The back yard has become the early morning roost of choice for a noisy coffee klatsch of house finches. It took several mornings of lying in bed half-awake to sort through the offset cascade of calls before I was able to extract a single identifiable phrase. They seem to start their songs a half-second apart, resulting in a rippling sound that is more like a maniacal giggle echoing through a canyon than the benign twittering of a couple dozen five-inch birds. It was kinda disturbing until I figured it out.
Once the sun comes up, the gaggle disperses somewhat and the individual songs come through more clearly, now joined by the three descending notes of the verdins and the occasional squawk of a Gila woodpecker. The thrashers keep to a more civilized schedule than these smaller birds, waiting until later in the morning to start knocking their beaks through the dust in search of breakfast. They neatly lopped off the first sweet peas to sprout in my garden a few weeks back, but have so far ignored the second batch of vines, as well as the three tiny tomatoes warily peeking out from inside their cages.
Wildflowers are scarce in the yard this time around. A few globe mallows have straggled in on the edges, but only one has flowered. Every year about this time I remember that I forgot to scatter seeds in the fall, and make a mental note to do better next fall. Then the note promptly falls off the bulletin board in my brain and joins the collection of other reminders like fix the screen door and call your grandmother that are gathering dust under the fridge or whatever other large appliances I may be keeping in there.
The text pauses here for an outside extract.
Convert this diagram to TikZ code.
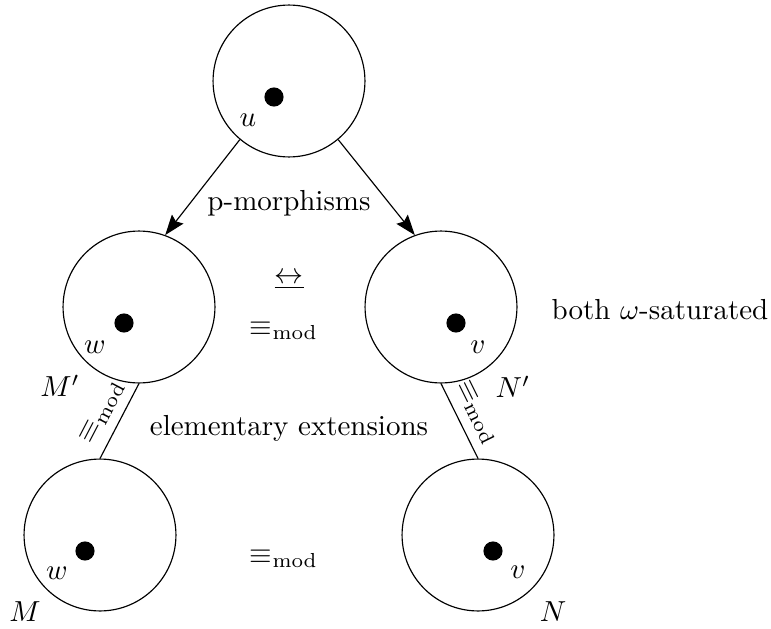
\documentclass[tikz,border=0pt]{standalone}
\usepackage{amsmath,amssymb}
\usepackage{tikz}
\usetikzlibrary{arrows.meta,positioning,calc}

\begin{document}
\begin{tikzpicture}[auto, >={Stealth[length=7pt,width=5pt,inset=1pt]}, x=0.345pt, y=-0.345pt,
  world/.style={circle, draw, minimum size=52.4pt, inner sep=0pt},
  pt/.style={circle, fill, minimum size=6.6pt, inner sep=0pt}]
\useasboundingbox (0,0) rectangle (771,628);

  % Define coordinates for nodes
\node[world] (T) at (289, 81) {}; \node[world] (Mp) at (139, 307) {}; \node[world] (Np) at (441, 307) {}; \node[world] (M) at (100, 535) {}; \node[world] (N) at (478, 535) {};
\node[pt] (dT) at (274, 97) {}; \node[pt] (dMp) at (124, 323) {}; \node[pt] (dNp) at (456, 323) {}; \node[pt] (dM) at (85, 551) {}; \node[pt] (dN) at (493, 551) {};
\node (u) at (248, 120) {$u$}; \node (wp) at (95, 347) {$w$}; \node (vp) at (478, 347) {$v$}; \node (w) at (57, 573) {$w$}; \node (v) at (518, 572) {$v$};
\node (lMp) at (60, 386) {$M'$}; \node (lNp) at (513, 387) {$N'$}; \node (lM) at (25, 612) {$M$}; \node (lN) at (553, 612) {$N$};
\node (pm) at (289, 203) {p-morphisms}; \node (bisim) at (289, 281) {$\underline{\leftrightarrow}$}; \node (eqtop) at (284, 331) {$\equiv_{\mathrm{mod}}$};
\node (sat) at (660, 310) {both $\omega$-saturated}; \node (ext) at (289, 428) {elementary extensions}; \node (eqbot) at (284, 559) {$\equiv_{\mathrm{mod}}$};

  % Draw arrows between nodes
\draw[->] (T.230) to (Mp.70); \draw[->] (T.310) to (Np.110);
\draw (M.north) to node[sloped, above] {$\equiv_{\mathrm{mod}}$} (Mp.south); \draw (Np.south) to node[sloped, above] {$\equiv_{\mathrm{mod}}$} (N.north);

\end{tikzpicture}
\end{document}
Despite the lack of flowers, I am heartened by the apparent health of the two little volunteer mesquite trees in the front yard. The wretched, hateful acacia trees are at least showing signs of growth, meaning they will now be shading roughly nine square feet of dirt apiece, an improvement over their previous useless, hateful existences. Seriously. You can't get close to these trees. In fact, don't even look at them or think about them too hard when you're out there or you'll find yourself stuck in the little bastards.
The thrashers have started their whee-wheet calling, which is my signal that it's time to go to work.